Written task »
Below are some entries. Transcribe the lines from the one holding "Write a Python" to the one holding "PH = H - T - B", inclusive, but not the pictures among them.

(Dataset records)

------------------------------------------------------------

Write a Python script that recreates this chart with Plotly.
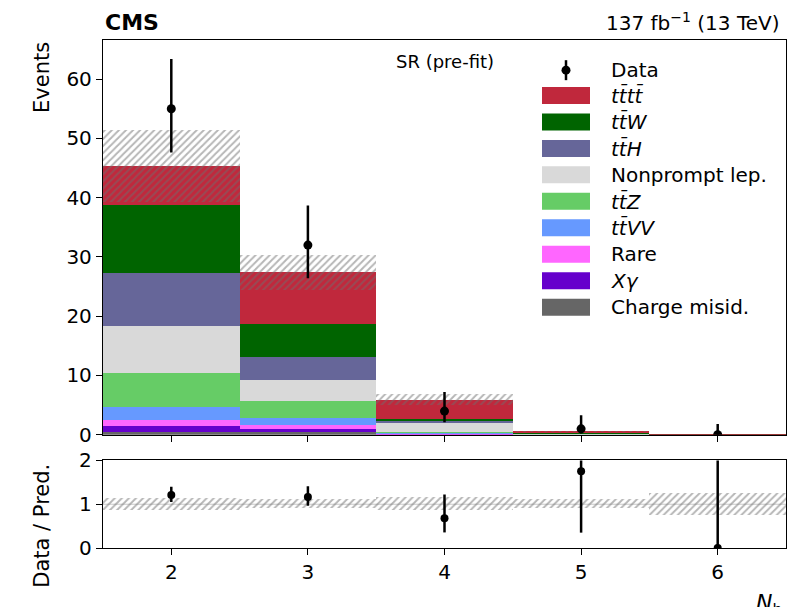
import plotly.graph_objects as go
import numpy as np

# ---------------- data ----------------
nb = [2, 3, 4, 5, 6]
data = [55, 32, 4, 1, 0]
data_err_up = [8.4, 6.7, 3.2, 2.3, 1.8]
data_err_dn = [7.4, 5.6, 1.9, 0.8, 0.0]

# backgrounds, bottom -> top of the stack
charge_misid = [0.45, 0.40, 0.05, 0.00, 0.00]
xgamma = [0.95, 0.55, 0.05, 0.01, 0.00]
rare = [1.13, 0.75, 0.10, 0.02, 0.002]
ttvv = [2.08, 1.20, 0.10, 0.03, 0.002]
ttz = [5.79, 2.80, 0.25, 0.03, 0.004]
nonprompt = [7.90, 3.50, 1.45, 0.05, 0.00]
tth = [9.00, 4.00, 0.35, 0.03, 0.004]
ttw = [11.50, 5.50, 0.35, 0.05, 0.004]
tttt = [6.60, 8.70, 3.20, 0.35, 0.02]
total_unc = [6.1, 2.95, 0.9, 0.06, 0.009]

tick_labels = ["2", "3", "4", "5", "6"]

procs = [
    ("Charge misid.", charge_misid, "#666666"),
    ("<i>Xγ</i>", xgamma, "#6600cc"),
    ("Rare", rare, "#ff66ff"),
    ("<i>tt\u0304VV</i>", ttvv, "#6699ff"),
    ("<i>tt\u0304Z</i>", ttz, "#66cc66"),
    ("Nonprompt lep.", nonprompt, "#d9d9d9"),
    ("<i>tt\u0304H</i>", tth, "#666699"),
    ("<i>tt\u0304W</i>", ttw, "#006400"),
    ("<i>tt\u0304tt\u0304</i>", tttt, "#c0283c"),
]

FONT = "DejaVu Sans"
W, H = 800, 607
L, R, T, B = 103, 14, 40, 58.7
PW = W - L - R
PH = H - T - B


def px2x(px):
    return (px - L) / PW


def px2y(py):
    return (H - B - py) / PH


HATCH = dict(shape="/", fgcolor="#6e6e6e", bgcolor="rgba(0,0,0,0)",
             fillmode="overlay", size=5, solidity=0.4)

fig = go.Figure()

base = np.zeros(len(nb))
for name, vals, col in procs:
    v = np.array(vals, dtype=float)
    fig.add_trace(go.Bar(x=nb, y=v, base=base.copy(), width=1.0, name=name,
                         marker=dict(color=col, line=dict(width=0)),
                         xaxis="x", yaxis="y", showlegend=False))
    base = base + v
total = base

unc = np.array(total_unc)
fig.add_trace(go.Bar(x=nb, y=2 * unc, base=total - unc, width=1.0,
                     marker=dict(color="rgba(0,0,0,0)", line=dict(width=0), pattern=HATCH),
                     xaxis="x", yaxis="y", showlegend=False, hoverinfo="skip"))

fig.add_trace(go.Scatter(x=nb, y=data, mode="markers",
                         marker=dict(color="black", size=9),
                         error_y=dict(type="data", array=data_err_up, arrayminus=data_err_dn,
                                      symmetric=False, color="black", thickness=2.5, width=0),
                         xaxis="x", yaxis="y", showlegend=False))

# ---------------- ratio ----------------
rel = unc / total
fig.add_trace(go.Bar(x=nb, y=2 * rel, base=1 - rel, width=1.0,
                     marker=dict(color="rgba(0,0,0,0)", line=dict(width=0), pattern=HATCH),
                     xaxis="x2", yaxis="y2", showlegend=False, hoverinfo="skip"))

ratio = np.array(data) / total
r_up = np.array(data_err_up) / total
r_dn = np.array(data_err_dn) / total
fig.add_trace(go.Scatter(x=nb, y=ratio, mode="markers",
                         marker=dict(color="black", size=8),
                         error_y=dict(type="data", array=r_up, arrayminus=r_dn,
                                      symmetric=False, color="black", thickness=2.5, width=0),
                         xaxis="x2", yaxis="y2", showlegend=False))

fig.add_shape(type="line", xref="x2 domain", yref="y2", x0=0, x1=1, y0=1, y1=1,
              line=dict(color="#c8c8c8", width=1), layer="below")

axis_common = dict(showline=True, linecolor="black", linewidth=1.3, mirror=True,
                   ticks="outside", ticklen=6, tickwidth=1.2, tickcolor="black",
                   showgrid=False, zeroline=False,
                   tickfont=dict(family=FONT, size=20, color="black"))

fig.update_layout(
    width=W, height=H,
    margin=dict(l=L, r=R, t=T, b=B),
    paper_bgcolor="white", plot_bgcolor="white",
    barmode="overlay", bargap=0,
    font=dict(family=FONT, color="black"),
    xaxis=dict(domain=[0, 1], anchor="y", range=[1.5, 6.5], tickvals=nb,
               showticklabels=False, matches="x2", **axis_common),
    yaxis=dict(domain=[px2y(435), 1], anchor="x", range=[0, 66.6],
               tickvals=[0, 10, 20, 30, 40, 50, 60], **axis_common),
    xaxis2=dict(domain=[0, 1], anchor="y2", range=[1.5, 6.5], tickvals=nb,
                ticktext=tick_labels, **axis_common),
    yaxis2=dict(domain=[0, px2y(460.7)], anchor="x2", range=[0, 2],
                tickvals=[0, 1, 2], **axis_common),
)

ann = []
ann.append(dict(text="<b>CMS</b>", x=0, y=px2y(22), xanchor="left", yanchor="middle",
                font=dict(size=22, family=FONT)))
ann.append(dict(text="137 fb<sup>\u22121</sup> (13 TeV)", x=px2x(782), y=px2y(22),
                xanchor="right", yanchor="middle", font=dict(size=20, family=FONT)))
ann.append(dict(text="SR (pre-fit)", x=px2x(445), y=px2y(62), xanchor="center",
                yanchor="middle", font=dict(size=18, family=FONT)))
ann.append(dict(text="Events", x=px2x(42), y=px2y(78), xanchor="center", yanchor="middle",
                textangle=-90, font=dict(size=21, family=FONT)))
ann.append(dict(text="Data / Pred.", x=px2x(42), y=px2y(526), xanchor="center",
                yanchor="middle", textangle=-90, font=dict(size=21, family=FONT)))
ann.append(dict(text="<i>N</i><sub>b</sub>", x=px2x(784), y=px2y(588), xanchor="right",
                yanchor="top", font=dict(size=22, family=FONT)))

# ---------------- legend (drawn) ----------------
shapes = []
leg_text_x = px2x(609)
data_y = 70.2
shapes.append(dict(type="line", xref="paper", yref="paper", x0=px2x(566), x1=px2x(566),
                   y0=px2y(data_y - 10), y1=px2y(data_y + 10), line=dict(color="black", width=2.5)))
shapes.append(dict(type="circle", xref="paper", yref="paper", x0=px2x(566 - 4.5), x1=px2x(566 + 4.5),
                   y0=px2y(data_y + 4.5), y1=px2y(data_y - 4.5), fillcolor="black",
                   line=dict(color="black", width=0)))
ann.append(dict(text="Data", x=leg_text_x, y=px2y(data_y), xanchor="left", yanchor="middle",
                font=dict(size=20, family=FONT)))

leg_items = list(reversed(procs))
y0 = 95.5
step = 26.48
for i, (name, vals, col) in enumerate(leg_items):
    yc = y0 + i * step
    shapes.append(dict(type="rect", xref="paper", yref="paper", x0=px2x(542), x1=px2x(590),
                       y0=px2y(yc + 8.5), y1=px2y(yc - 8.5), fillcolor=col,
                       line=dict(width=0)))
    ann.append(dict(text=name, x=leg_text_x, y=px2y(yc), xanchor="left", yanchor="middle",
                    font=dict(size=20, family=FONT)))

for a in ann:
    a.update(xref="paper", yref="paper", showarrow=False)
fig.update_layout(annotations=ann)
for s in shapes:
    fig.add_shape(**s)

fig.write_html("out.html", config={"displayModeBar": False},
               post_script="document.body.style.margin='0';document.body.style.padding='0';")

------------------------------------------------------------

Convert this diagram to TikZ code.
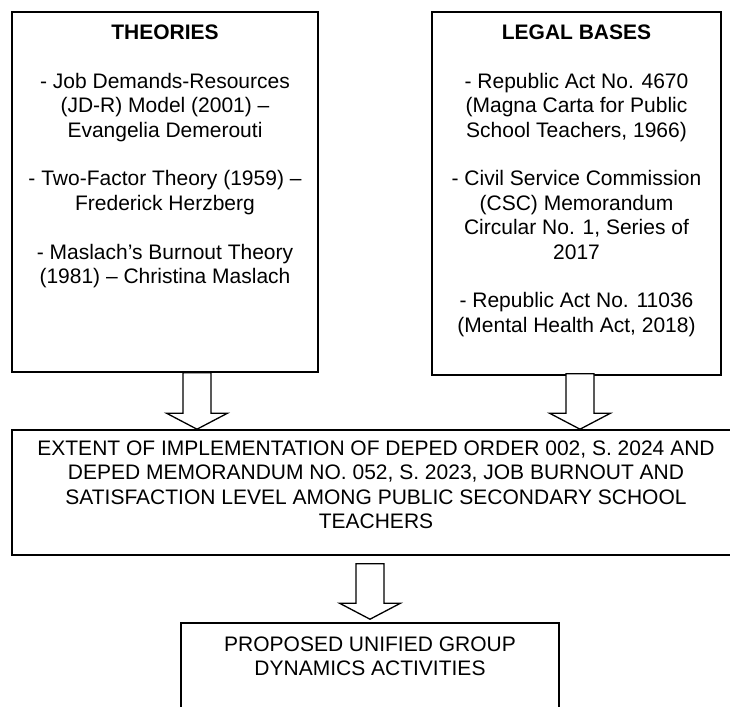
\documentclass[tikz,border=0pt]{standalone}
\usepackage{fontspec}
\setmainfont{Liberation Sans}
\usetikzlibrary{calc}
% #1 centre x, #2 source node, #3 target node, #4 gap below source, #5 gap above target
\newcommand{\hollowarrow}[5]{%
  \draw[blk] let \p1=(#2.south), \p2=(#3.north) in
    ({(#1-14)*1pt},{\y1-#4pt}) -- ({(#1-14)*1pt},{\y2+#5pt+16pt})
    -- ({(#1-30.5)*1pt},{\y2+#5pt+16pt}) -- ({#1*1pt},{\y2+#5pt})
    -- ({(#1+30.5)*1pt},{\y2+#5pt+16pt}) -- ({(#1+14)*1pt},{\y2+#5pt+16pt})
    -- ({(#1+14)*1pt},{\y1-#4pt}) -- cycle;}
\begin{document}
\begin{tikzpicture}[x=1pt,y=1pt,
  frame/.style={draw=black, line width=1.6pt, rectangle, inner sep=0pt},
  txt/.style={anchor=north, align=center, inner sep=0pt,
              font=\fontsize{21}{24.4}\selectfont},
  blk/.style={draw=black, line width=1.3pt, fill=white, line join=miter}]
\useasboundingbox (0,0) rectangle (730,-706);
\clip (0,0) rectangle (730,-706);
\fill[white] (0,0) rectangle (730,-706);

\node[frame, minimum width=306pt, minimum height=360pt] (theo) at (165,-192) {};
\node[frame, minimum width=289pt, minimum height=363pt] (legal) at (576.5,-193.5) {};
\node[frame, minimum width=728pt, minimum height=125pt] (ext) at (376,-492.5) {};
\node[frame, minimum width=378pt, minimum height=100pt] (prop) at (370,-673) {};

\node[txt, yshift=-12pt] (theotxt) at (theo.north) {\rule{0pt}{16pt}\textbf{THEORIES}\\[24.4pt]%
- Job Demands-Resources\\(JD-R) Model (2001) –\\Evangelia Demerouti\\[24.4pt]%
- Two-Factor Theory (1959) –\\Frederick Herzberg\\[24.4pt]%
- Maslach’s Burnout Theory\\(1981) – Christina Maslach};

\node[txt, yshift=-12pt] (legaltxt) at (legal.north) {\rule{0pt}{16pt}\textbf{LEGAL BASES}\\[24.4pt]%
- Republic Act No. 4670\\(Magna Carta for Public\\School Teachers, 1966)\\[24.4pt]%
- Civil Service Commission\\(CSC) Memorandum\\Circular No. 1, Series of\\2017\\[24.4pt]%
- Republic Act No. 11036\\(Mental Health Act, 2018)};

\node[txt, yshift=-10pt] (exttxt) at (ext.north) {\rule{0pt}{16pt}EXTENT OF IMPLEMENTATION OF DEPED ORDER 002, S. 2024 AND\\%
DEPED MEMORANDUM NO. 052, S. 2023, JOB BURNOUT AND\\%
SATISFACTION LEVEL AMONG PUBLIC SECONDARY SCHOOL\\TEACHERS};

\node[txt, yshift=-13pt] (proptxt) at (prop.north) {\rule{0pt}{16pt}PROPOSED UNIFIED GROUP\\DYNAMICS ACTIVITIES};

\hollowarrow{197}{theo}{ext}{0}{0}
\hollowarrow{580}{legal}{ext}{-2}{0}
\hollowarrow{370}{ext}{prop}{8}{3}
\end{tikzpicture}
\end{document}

------------------------------------------------------------

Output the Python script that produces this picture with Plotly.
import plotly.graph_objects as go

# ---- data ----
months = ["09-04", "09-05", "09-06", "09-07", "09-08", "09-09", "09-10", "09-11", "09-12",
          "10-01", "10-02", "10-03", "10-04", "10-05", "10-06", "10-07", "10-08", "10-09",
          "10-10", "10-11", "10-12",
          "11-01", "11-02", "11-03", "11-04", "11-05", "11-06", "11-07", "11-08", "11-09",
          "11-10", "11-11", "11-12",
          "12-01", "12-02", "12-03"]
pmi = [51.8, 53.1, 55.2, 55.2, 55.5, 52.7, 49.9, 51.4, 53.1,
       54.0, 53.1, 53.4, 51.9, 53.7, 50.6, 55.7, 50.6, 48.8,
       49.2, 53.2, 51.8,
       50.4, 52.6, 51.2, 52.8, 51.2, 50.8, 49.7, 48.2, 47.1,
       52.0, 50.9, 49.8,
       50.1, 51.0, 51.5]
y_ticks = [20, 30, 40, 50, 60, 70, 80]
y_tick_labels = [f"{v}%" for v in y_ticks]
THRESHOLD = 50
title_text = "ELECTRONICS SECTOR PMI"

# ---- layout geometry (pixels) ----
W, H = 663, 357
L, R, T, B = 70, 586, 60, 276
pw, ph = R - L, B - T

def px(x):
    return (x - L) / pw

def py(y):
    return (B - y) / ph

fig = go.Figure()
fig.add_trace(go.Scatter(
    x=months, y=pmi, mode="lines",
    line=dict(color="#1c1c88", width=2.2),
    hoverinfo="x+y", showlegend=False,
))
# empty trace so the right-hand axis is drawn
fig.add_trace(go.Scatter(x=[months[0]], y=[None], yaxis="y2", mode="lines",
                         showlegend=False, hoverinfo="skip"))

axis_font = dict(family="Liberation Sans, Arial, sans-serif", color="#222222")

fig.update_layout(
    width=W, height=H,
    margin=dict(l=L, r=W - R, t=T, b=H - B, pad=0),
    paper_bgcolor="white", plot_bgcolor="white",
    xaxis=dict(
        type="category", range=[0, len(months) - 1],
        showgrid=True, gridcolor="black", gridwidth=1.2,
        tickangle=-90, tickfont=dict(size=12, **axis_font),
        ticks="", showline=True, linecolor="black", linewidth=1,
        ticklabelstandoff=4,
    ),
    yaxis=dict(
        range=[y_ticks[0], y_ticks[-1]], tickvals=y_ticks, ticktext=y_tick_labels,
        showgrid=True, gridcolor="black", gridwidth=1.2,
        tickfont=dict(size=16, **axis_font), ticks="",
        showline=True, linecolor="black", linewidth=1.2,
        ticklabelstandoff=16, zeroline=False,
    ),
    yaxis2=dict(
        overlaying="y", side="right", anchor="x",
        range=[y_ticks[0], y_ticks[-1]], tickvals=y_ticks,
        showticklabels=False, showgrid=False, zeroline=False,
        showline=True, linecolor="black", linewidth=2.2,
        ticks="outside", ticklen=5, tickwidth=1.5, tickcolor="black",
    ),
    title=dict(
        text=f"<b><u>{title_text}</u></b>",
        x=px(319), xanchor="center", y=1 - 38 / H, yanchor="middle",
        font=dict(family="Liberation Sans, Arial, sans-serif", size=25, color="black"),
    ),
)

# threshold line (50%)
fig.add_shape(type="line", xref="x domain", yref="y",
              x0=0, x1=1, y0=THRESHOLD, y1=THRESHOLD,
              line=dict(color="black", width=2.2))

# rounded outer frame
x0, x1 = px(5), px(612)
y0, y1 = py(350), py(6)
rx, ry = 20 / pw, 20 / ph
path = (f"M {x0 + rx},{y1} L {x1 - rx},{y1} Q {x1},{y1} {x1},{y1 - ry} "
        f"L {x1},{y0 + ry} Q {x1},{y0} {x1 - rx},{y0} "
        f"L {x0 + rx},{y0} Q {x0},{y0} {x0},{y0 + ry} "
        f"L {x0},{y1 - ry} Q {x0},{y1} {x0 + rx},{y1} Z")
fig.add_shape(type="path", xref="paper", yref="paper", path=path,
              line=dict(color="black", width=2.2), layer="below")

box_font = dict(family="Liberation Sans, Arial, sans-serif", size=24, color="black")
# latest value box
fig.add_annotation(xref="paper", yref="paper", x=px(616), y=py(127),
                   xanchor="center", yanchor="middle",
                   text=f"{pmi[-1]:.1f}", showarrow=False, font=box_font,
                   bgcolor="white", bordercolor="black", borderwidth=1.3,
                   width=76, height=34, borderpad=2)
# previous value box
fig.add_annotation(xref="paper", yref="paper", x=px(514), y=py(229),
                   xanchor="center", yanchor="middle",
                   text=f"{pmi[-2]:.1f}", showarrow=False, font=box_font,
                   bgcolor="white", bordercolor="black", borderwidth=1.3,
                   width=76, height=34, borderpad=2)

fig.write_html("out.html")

------------------------------------------------------------

Full solution »
Write a Python script that recreates this chart with Plotly.
import plotly.graph_objects as go
import numpy as np

# ---------------- data ----------------
nb = [2, 3, 4, 5, 6]
data = [55, 32, 4, 1, 0]
data_err_up = [8.4, 6.7, 3.2, 2.3, 1.8]
data_err_dn = [7.4, 5.6, 1.9, 0.8, 0.0]

# backgrounds, bottom -> top of the stack
charge_misid = [0.45, 0.40, 0.05, 0.00, 0.00]
xgamma = [0.95, 0.55, 0.05, 0.01, 0.00]
rare = [1.13, 0.75, 0.10, 0.02, 0.002]
ttvv = [2.08, 1.20, 0.10, 0.03, 0.002]
ttz = [5.79, 2.80, 0.25, 0.03, 0.004]
nonprompt = [7.90, 3.50, 1.45, 0.05, 0.00]
tth = [9.00, 4.00, 0.35, 0.03, 0.004]
ttw = [11.50, 5.50, 0.35, 0.05, 0.004]
tttt = [6.60, 8.70, 3.20, 0.35, 0.02]
total_unc = [6.1, 2.95, 0.9, 0.06, 0.009]

tick_labels = ["2", "3", "4", "5", "6"]

procs = [
    ("Charge misid.", charge_misid, "#666666"),
    ("<i>Xγ</i>", xgamma, "#6600cc"),
    ("Rare", rare, "#ff66ff"),
    ("<i>tt\u0304VV</i>", ttvv, "#6699ff"),
    ("<i>tt\u0304Z</i>", ttz, "#66cc66"),
    ("Nonprompt lep.", nonprompt, "#d9d9d9"),
    ("<i>tt\u0304H</i>", tth, "#666699"),
    ("<i>tt\u0304W</i>", ttw, "#006400"),
    ("<i>tt\u0304tt\u0304</i>", tttt, "#c0283c"),
]

FONT = "DejaVu Sans"
W, H = 800, 607
L, R, T, B = 103, 14, 40, 58.7
PW = W - L - R
PH = H - T - B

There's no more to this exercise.